TASK INSTRUCTIONS:
Which lines in the records below contain the word "matplotlib"? Copy each one out.

── RECORDS FOR THIS EXERCISE

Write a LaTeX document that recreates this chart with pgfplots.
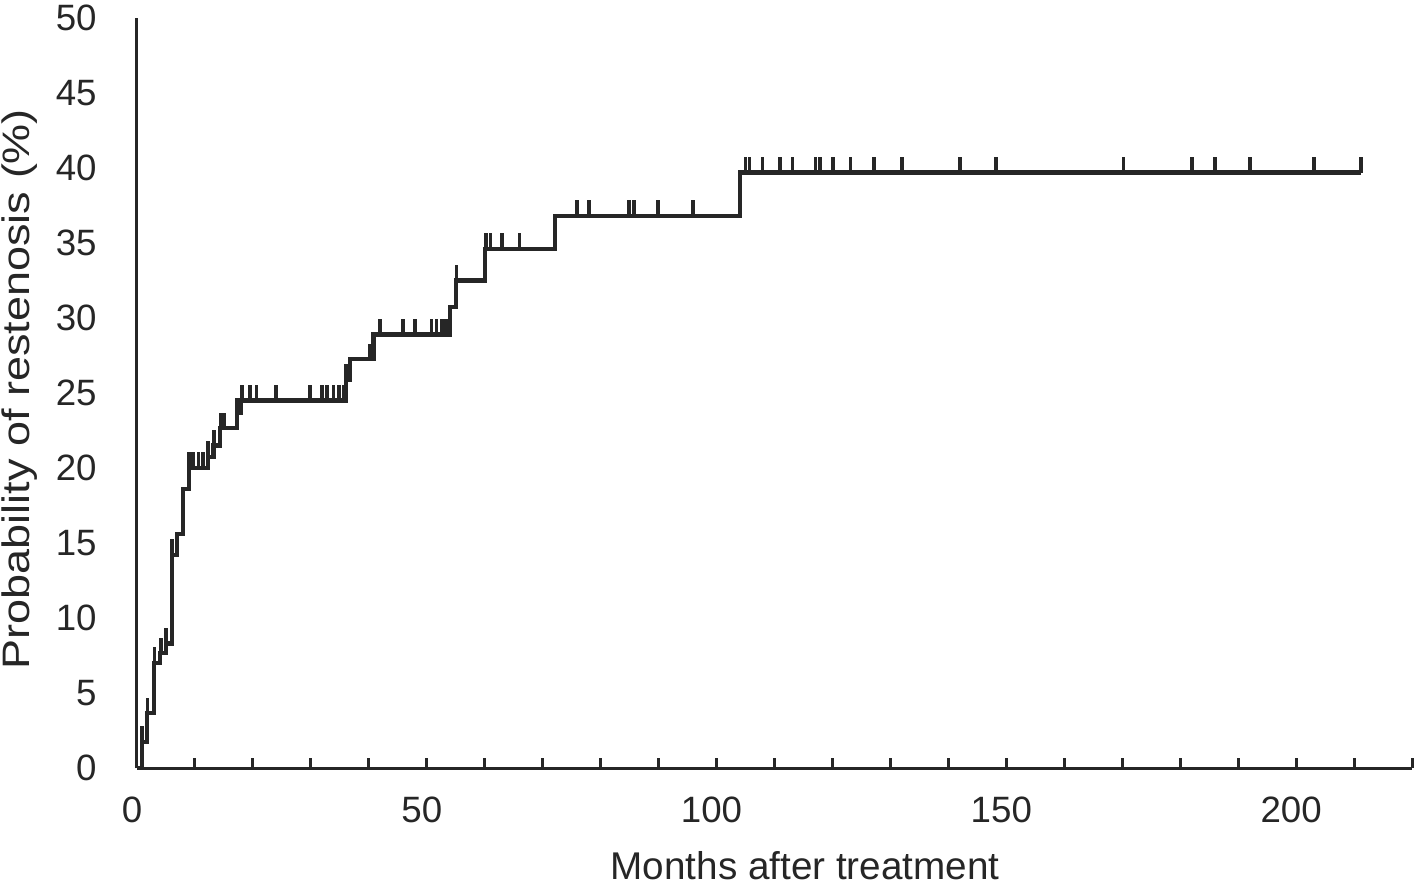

────
── RECORDS FOR THIS EXERCISE

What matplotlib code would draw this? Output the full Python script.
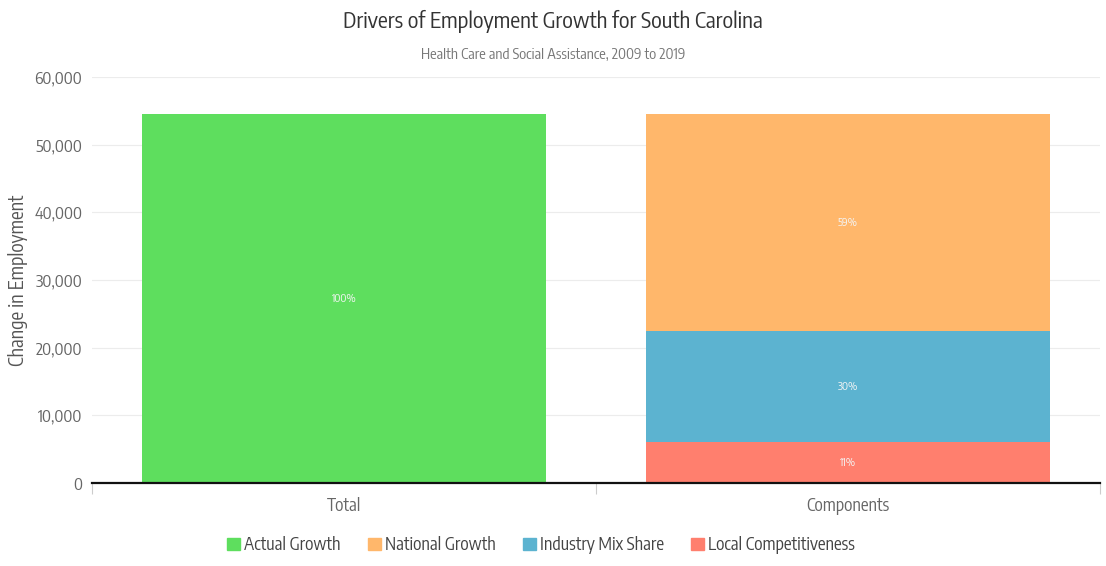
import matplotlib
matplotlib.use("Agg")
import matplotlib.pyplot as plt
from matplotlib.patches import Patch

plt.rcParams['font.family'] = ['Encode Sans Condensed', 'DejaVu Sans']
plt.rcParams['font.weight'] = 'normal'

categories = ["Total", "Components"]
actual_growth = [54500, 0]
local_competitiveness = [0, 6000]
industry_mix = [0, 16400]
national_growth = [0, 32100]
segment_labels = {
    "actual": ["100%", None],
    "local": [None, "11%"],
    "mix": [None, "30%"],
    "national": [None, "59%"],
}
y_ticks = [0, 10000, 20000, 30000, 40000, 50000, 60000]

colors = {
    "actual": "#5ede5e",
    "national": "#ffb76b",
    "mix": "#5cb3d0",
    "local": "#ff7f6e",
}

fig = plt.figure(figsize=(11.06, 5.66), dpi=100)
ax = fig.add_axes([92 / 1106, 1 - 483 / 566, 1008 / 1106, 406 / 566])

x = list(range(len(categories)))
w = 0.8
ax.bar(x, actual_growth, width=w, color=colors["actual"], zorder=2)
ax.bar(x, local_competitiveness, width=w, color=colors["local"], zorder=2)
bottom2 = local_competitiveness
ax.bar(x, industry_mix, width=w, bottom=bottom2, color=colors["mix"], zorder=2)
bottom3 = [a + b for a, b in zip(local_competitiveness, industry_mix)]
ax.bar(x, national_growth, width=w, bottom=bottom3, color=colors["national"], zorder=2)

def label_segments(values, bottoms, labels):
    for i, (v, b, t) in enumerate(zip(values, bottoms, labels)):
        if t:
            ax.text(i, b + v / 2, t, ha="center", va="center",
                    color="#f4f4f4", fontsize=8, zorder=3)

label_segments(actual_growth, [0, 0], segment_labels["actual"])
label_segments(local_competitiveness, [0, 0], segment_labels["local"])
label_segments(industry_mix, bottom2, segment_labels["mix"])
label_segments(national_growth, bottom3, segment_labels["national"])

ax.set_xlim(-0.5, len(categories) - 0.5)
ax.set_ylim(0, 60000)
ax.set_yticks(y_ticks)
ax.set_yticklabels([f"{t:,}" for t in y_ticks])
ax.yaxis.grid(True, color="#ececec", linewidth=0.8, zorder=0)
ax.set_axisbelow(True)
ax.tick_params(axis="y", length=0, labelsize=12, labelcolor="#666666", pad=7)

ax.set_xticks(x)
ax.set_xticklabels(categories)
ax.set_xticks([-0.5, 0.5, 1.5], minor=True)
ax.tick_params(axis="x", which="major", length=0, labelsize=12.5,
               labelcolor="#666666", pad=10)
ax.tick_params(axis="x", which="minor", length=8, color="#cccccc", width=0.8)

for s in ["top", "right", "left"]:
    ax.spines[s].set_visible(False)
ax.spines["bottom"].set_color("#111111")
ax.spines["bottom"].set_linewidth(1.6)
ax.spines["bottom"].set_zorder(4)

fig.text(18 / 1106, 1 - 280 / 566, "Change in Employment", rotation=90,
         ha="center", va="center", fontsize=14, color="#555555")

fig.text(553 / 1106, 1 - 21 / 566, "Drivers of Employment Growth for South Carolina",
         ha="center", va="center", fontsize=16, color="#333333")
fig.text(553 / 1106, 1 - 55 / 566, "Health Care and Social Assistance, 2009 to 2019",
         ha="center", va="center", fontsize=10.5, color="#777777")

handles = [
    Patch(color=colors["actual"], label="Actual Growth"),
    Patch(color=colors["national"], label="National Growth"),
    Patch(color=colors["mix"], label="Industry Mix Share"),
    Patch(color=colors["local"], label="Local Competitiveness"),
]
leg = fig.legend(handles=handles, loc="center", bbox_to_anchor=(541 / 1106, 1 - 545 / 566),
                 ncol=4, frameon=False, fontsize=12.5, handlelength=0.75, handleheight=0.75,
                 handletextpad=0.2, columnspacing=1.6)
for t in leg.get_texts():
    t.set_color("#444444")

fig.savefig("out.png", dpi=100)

────

THE OUTPUT:
What matplotlib code would draw this? Output the full Python script.
import matplotlib
matplotlib.use("Agg")
import matplotlib.pyplot as plt
from matplotlib.patches import Patch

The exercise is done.